→ What you have to do: Quote from the first line below through the line that contains "0.205, 0.1776, 0.150, 0.117, 0.0967, 0.0795, 0.0495];", both included, and leave the pictures out.

═════ Record excerpts

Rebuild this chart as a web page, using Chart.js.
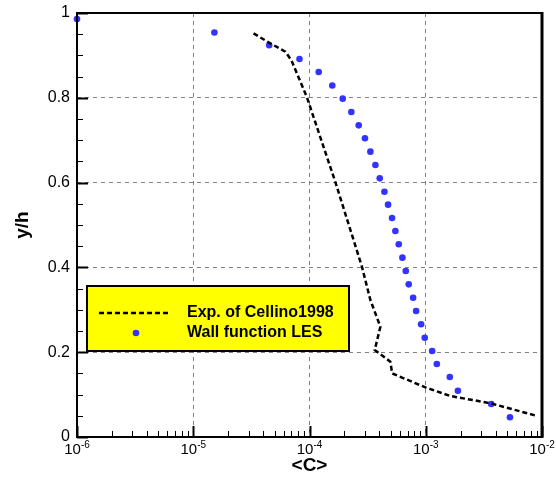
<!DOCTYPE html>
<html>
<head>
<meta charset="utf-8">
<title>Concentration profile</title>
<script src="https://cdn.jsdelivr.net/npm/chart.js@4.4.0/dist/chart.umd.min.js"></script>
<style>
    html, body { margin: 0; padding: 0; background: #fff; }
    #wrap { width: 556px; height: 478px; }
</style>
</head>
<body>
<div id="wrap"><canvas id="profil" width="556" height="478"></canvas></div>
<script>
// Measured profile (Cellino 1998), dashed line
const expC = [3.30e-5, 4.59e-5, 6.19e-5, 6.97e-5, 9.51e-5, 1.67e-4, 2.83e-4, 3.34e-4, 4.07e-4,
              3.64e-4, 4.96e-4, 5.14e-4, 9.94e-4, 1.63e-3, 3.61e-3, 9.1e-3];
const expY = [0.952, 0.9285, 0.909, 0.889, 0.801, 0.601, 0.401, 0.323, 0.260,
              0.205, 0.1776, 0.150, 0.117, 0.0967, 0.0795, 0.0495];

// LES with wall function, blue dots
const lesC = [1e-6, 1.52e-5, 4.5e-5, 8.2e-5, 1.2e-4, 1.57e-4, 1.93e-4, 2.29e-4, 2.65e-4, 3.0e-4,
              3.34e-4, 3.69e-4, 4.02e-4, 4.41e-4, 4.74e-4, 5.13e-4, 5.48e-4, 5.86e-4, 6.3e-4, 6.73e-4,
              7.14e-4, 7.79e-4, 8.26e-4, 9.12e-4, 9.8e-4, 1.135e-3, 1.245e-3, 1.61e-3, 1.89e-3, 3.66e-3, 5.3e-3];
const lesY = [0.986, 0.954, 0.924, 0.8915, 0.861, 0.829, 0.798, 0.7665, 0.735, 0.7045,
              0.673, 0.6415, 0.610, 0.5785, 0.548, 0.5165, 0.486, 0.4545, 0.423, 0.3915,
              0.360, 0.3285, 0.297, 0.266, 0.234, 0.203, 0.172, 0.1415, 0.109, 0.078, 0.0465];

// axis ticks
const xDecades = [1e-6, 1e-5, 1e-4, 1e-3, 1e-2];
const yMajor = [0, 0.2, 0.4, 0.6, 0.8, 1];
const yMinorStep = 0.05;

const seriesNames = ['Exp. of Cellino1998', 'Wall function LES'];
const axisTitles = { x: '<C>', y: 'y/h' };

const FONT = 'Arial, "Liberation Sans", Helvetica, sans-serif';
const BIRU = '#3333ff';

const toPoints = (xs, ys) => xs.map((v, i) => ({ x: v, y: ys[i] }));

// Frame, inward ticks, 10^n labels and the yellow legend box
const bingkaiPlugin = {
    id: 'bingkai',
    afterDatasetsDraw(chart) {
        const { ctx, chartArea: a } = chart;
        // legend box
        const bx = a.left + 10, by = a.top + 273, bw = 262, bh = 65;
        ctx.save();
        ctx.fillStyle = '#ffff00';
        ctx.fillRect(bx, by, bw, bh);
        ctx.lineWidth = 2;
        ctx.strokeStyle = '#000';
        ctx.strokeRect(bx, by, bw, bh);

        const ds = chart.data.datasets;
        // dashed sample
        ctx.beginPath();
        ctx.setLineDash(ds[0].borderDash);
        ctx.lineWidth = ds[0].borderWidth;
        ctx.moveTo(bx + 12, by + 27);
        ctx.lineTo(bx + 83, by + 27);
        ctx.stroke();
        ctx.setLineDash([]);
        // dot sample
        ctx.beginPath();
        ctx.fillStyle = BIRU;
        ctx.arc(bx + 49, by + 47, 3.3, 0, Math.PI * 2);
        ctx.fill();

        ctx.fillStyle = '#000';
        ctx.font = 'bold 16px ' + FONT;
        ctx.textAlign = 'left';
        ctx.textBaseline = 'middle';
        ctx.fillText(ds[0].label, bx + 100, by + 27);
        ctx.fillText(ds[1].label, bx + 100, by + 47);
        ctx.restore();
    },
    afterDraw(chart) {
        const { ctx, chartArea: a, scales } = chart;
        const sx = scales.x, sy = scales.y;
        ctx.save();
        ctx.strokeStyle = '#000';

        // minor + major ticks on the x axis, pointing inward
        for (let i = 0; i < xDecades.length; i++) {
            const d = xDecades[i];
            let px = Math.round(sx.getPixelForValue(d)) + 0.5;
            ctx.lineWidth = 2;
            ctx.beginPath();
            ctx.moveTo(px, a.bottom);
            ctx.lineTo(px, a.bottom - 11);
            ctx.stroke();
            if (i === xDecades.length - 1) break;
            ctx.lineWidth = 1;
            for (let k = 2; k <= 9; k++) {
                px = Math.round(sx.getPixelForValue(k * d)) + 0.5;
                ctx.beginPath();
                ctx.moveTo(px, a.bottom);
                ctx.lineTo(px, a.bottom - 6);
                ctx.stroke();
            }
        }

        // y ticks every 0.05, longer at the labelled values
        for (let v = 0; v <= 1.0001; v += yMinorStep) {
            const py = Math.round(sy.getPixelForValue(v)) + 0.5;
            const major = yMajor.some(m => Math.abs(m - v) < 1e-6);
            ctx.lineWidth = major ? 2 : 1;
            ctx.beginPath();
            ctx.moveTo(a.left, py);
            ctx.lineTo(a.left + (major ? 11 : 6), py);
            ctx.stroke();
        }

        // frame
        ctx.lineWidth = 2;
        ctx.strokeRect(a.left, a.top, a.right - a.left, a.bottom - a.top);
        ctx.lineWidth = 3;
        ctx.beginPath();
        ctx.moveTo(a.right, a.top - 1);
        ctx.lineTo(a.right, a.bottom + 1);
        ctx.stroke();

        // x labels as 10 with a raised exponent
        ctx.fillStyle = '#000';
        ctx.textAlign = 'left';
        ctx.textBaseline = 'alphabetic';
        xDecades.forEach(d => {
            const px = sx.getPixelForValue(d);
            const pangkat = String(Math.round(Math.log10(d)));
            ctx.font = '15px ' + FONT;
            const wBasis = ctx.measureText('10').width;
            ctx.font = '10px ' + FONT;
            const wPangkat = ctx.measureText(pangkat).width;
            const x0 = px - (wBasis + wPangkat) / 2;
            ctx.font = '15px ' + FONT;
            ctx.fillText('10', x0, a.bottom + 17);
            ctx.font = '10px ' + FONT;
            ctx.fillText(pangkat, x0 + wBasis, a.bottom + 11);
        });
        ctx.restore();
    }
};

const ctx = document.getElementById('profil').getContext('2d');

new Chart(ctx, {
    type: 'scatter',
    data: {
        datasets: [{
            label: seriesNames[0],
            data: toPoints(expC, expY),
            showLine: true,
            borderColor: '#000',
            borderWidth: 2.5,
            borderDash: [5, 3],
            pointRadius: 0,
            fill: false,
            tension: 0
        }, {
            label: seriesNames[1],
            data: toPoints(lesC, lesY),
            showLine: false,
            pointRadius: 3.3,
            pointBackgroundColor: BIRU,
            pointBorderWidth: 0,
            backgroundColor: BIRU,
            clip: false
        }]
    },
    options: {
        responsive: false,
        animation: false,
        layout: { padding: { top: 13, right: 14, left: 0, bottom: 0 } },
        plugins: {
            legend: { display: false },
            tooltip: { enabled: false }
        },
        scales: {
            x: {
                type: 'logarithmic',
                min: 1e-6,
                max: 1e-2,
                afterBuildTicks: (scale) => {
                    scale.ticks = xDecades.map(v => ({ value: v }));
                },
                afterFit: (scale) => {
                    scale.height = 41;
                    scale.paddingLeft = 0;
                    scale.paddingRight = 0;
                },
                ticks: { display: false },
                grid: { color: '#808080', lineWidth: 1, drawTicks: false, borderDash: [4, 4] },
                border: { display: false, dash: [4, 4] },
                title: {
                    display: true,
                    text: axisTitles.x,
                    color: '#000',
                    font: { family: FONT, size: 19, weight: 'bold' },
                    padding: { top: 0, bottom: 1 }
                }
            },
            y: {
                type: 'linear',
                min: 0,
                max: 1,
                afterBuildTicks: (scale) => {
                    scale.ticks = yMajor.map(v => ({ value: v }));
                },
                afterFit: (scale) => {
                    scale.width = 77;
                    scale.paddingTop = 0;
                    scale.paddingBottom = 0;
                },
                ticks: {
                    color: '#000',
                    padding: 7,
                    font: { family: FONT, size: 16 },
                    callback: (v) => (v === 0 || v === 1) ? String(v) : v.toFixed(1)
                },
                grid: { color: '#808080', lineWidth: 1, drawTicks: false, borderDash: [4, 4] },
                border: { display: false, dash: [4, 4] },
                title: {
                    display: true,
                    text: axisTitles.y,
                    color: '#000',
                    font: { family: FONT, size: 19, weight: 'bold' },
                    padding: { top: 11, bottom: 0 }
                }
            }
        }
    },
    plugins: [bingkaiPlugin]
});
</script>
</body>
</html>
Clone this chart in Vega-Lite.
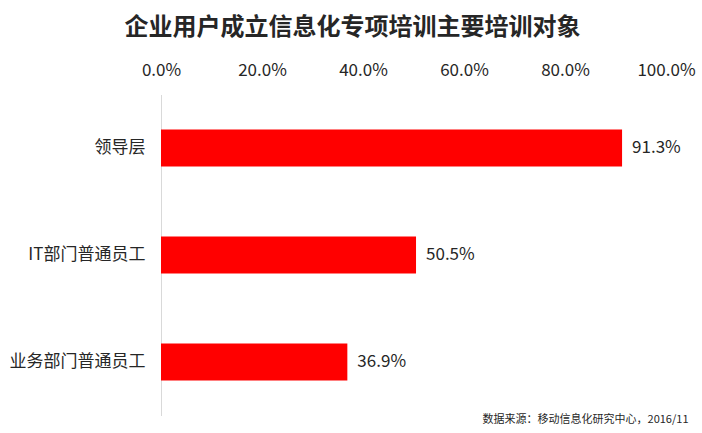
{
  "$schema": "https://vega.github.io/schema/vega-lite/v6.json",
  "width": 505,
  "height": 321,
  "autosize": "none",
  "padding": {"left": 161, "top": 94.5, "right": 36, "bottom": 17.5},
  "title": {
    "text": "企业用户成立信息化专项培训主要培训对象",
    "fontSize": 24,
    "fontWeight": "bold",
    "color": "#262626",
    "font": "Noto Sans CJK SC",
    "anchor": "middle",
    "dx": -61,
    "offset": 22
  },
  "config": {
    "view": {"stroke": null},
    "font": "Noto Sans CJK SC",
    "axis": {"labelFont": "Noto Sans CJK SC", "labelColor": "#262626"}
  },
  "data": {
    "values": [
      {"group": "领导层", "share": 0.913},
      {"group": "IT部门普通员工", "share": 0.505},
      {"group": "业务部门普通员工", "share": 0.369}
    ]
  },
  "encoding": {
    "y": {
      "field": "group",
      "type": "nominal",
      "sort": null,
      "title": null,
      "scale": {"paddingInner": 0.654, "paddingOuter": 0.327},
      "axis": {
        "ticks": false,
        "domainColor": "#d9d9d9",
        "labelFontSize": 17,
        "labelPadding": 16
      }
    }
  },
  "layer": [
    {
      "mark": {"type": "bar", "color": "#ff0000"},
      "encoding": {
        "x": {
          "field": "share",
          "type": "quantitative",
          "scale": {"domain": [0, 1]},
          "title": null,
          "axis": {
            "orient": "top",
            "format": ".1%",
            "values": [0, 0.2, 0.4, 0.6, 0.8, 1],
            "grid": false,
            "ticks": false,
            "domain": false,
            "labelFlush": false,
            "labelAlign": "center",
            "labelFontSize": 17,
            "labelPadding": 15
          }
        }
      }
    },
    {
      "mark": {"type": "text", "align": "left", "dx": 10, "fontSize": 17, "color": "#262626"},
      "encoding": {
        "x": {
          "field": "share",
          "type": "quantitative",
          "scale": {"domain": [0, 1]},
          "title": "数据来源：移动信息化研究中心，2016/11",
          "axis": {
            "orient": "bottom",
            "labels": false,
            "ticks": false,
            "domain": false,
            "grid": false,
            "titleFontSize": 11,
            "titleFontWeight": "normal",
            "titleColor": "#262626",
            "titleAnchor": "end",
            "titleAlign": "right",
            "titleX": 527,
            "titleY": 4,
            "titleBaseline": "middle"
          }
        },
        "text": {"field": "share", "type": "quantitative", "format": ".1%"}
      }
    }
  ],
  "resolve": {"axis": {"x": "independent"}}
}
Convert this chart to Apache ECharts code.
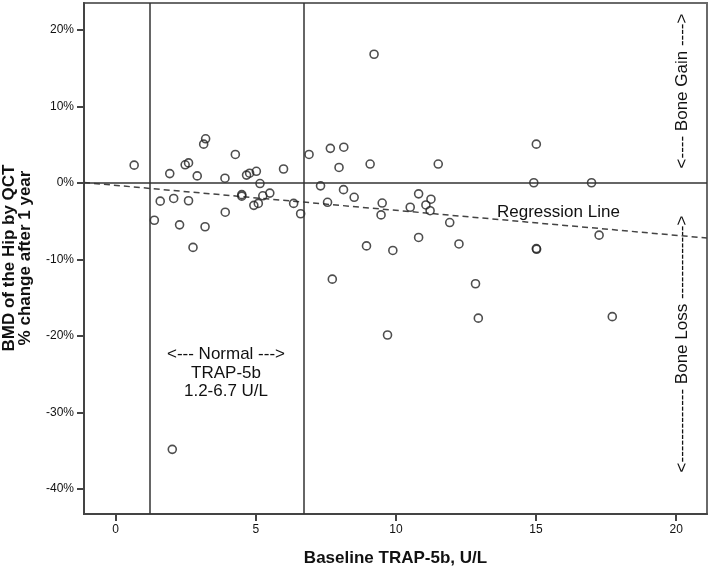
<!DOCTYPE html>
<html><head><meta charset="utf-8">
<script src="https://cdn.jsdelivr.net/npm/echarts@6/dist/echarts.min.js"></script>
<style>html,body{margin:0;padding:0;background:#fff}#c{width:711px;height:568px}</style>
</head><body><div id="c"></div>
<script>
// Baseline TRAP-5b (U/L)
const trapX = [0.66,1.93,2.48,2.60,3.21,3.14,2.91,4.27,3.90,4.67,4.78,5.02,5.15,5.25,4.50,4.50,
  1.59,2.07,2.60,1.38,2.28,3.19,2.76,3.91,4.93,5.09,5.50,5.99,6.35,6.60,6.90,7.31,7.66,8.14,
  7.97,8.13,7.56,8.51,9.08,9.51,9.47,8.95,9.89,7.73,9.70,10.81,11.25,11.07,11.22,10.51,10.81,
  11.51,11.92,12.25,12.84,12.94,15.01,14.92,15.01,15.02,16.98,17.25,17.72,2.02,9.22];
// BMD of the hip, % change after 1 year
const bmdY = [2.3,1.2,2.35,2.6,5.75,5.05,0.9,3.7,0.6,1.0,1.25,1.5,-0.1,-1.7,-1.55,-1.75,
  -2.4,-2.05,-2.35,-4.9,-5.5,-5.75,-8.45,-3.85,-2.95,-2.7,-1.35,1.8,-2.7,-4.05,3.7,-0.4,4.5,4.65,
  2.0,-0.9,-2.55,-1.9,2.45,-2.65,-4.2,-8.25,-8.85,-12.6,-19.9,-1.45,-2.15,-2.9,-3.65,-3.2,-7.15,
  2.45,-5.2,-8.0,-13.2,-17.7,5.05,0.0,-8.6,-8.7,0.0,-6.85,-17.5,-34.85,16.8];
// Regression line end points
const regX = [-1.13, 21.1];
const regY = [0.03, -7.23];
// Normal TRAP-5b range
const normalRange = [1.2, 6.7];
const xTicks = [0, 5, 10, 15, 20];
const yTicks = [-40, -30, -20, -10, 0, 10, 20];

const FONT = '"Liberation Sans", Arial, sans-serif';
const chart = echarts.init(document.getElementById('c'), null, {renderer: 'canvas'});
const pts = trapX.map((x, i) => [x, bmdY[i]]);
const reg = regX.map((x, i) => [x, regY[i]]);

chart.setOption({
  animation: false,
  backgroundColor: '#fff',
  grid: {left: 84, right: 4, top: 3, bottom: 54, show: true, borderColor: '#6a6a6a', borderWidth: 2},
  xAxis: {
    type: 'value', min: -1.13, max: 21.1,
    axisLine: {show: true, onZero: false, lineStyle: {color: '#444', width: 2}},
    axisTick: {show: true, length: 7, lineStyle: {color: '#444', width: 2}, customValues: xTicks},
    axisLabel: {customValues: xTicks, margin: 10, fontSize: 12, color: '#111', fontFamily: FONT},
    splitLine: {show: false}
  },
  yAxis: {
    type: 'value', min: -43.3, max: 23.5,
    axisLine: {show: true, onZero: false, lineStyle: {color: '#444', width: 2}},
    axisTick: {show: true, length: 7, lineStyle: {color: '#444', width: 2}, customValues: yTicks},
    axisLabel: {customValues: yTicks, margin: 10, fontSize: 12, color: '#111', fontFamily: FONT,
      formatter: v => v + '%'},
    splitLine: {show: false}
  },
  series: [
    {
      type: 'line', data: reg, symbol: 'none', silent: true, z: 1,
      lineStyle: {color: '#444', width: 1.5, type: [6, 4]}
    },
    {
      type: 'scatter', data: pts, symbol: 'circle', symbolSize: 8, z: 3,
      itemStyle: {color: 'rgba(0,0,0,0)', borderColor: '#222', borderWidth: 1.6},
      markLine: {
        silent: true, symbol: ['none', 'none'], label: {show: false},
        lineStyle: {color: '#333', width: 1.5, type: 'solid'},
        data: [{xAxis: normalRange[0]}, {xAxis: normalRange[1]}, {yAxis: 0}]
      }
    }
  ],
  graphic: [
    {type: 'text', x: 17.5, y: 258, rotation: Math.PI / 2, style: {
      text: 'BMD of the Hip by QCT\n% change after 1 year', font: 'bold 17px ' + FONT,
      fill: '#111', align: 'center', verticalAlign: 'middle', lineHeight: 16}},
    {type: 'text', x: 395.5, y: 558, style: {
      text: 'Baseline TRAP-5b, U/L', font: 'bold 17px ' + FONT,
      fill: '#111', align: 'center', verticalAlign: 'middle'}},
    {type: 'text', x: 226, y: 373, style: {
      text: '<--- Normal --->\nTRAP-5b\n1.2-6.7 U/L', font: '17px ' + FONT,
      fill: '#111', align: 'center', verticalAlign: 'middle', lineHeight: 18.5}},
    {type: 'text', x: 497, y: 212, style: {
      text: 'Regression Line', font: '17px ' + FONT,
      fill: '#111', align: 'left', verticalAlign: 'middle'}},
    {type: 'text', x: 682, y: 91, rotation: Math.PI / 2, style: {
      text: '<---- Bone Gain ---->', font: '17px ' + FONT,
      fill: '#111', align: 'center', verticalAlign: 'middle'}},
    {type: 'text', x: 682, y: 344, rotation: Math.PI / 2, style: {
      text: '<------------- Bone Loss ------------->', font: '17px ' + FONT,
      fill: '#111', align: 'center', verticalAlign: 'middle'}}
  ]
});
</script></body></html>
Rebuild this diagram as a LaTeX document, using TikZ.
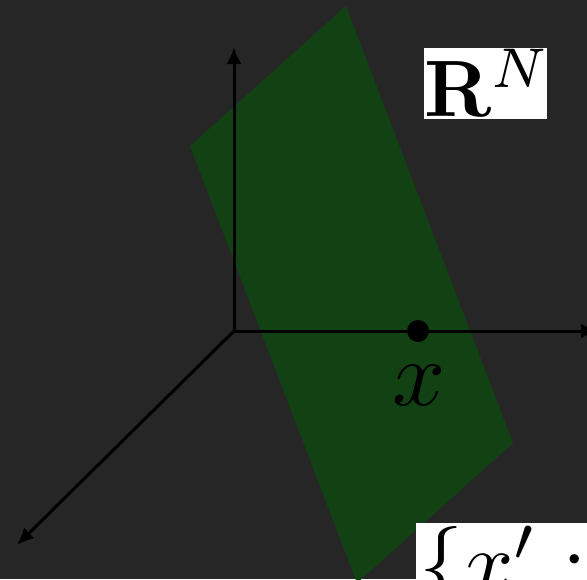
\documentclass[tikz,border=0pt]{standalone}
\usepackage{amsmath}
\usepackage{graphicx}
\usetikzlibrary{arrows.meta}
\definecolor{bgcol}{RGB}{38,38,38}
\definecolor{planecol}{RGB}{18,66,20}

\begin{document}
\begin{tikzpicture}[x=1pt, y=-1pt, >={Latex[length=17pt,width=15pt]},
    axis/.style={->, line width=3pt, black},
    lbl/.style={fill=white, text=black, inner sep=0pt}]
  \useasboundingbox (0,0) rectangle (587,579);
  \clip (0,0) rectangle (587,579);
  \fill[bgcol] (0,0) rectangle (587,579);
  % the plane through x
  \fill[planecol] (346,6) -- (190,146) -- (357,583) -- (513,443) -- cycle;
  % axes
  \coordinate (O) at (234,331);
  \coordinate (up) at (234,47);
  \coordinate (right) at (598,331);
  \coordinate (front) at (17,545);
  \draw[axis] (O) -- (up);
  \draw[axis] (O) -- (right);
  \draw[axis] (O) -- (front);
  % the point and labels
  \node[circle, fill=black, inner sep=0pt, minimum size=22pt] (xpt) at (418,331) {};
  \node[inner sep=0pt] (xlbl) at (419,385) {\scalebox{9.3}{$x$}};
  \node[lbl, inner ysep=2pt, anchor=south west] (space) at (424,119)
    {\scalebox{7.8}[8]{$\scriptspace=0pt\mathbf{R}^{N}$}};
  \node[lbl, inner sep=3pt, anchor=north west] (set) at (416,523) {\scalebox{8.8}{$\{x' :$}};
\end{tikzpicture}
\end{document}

══════════

→ Solution to this exercise:
Rebuild this chart as a web page, using Chart.js.
<!DOCTYPE html>
<html>
<head>
<meta charset="utf-8">
<title>Concentration profile</title>
<script src="https://cdn.jsdelivr.net/npm/chart.js@4.4.0/dist/chart.umd.min.js"></script>
<style>
    html, body { margin: 0; padding: 0; background: #fff; }
    #wrap { width: 556px; height: 478px; }
</style>
</head>
<body>
<div id="wrap"><canvas id="profil" width="556" height="478"></canvas></div>
<script>
// Measured profile (Cellino 1998), dashed line
const expC = [3.30e-5, 4.59e-5, 6.19e-5, 6.97e-5, 9.51e-5, 1.67e-4, 2.83e-4, 3.34e-4, 4.07e-4,
              3.64e-4, 4.96e-4, 5.14e-4, 9.94e-4, 1.63e-3, 3.61e-3, 9.1e-3];
const expY = [0.952, 0.9285, 0.909, 0.889, 0.801, 0.601, 0.401, 0.323, 0.260,
              0.205, 0.1776, 0.150, 0.117, 0.0967, 0.0795, 0.0495];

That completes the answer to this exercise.